Last Monday, we commented that, “Global equity markets moved higher again last week with the S&P 500 Index reaching its forty second all time high for the year to date. At the same time, implied volatility (measured on the VIX) remains near record lows. It still leaves us feeling a little nervous – especially as the last significant market correction was so long ago.” Here we are, a week on, and that sums things up equally well today.
We also noted last week that, “Economically, the world still seems to be in good shape and it is this background that is giving investors confidence.” This message, too, has been reinforced by comments from the International Monetary Fund (‘IMF’). The Fund’s Chief Economist, Maurice Obstfeld, said last week that the current acceleration in global growth is broader based than at any time over the past 10 years. The IMF increased its forecasts for economic growth for 2017 and 2018 to 3.6% and 3.7% respectively. With inflation remaining largely under control, there is every reason why investors should be confident. Confident but not complacent.

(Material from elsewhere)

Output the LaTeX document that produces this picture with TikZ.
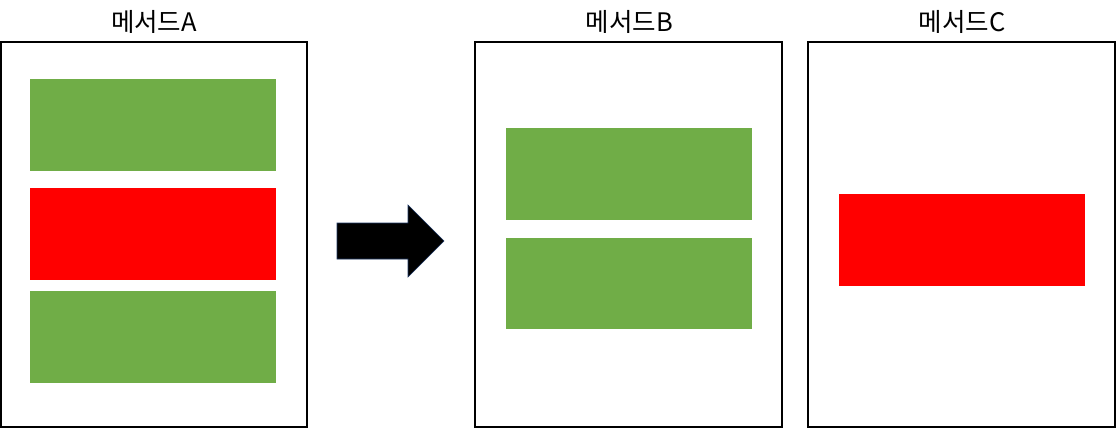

We are still concerned that such low levels of volatility may have led to complacency and to positioning in risk assets that might not otherwise have been taken. This has the potential to unwind fast if a ‘risk off’ mood prevails. If it does, a short, sharp shock might result. So prudence remains the watchword – recognise that short term returns may be limited and that short term risks are likely to be higher than is priced in.